Austerity, currency controls, impossible debt levels and riots. You name a manifestation of economic catastrophe, and Greece is enduring it. There seems no end to the economic drama unfolding in Greece, whether it’s bank closures or the sight of European leaders publicly insulting each other while discussing bailouts.
And yet while citizens riot in Athens and leaders discuss whether Greece should remain inside or outside of the Eurozone, some members of the wine trade are reporting a silver lining to the crisis.
“Greece being on the front page is a kind of publicity,” says Stellios Boutaris, managing director of Kir-Yianni winery in Naoussa. “People are looking for good Greek stories. Wine is one of them.”
Since the crisis erupted in 2009 and domestic consumption plummeted, Greece’s wineries have turned their attention to the export markets. Overall exports increased by 2% from the beginning of 2014 to November, to a total of $83m. International reaction to the wines has been positive, with major media outlets such as the New York Times and Forbes giving glowing reviews.
Boutaris says exports from his winery have almost doubled in the past three years, as more people try Greek wines. “Many are positively surprised, because people haven’t realized there’s been a quality revolution. It’s a great opportunity to show them the wines have become so much better.

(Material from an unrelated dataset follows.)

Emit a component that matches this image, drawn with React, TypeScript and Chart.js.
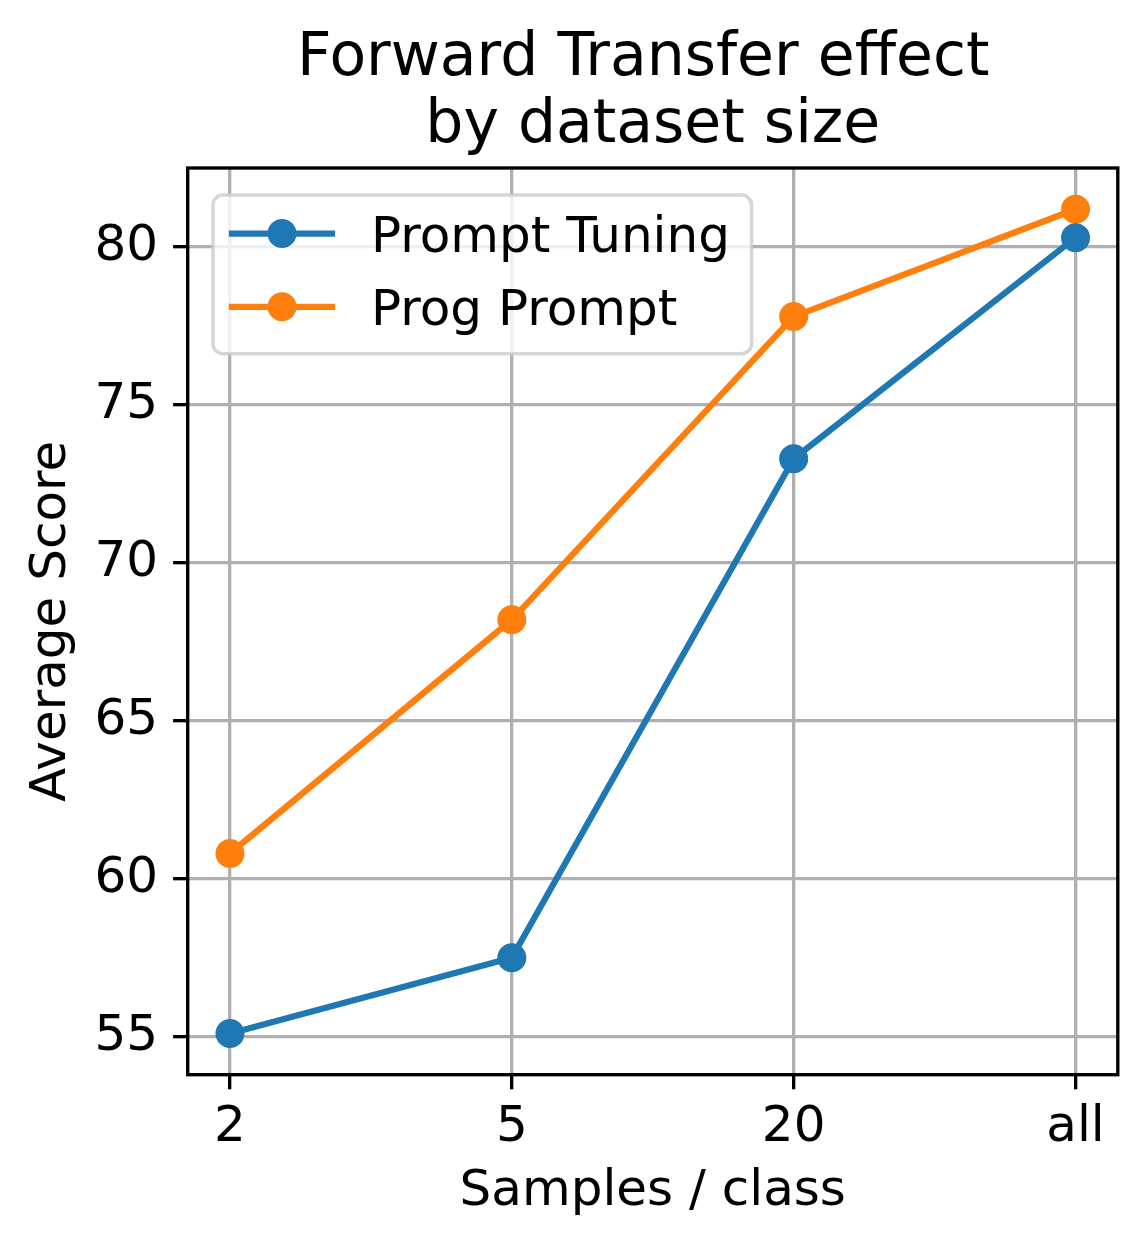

Periklis Drakos, export director of Tsantali Vineyards and Wineries, agrees, saying the company saw an 8% growth in exports last year. “The same momentum keeps going this year,” he said, adding that exports have grown another 5%. “Despite the bad news, our customers abroad keep buying wines, looking for Greek wine and authenticity.”
But the capital controls that were imposed in June 2015 have created challenges, because they make it difficult to pay suppliers for necessities such as bottles, barrels and corks. “Everything comes into Greece and nothing is produced inside,” says George Zacharis, commercial director of Domaine Costa Lazaridis, which exports 50% of its production.
The bigger wineries report that they are able to negotiate with suppliers, because of longstanding relationships. Others privately say that things have become very difficult, particularly in light of last weekend’s tense negotiations over a bailout for Greece. “[Suppliers] are really inelastic,” said one export manager. “There’s no discussion – either payment is upfront or nothing will be loaded, even from people we have worked with for many years.”
Boutaris says that while his suppliers “are OK for two or three months, what happens after that is the question mark. Little by little, every day a bit more, all suppliers ask for prepayments.”
But he believes that a way for businesses to work with the capital controls will be devised. “If it happens like Cyprus, what will happen is the banks will set up committees and we will have to apply to the banks to make payments outside of Greece. This will be OK.”
Greek consumption down
What is more of an issue is the domestic market. “The new measures – the VAT increases – will influence consumption,” says Zacharis, adding that as Greek customers trade down, it will be more difficult for producers of premium products to maintain their market share.
“A lot of distributors have stopped selling,” says Boutaris. “However, the tourist business is very strong, so we haven’t really felt anything yet, but cross your fingers.”
Although producers with recognised brands are hanging on in the domestic market, restaurateurs are having a hard time, not least because of the restrictions on how much money Greeks can take from the bank at any time. Grigoris Michailos, a wine educator and occasional contributor to Meininger’s Wine Business International, is the owner of the Wine Restaurant Paradiso in Athens. “People are afraid to go out,” he says. “They have a limit of what they can take out of the bank, so even when they have money, they’re not spending it.” He says that some of the city’s top restaurants are closed at the moment, while they wait to see what happens, although wine bars are still thriving. “People go for a glass of wine as a relief from the stress, but for a restaurant it’s difficult.”
Michailos says he does everything he can to support the Greek wine industry, so 90% of his wine list is Greek. However, because of the bank controls, he can only buy what’s strictly necessary for business. He, too, sees the export market as the saviour of the wine business, having just come back from a positive trade visit to Australia. “We took 25 producers and visited Melbourne and Sydney, and they welcomed the wines.”
Michailos says, however, that he may have to close the doors of his 38-year-old family business if things don’t improve locally.
Unfortunately, there may be even worse to come for Greece’s domestic wine trade, particularly those who are less exposed to the export market.
“We were lucky that this [latest crisis] happened in summer, because in summer people have less expenses with schools closed and because they don’t have to pay for heating,” says one producer. “But next October we will be facing winter and the new measures will be in effect… oh God.”
Boutaris says that because the economy expanded late last year, it gave him the confidence to start building a new cellar and restaurant. “How am I going to continue now that the banks are closed?” he asks rhetorically. “I will go ahead and do my best – just a bit slower.”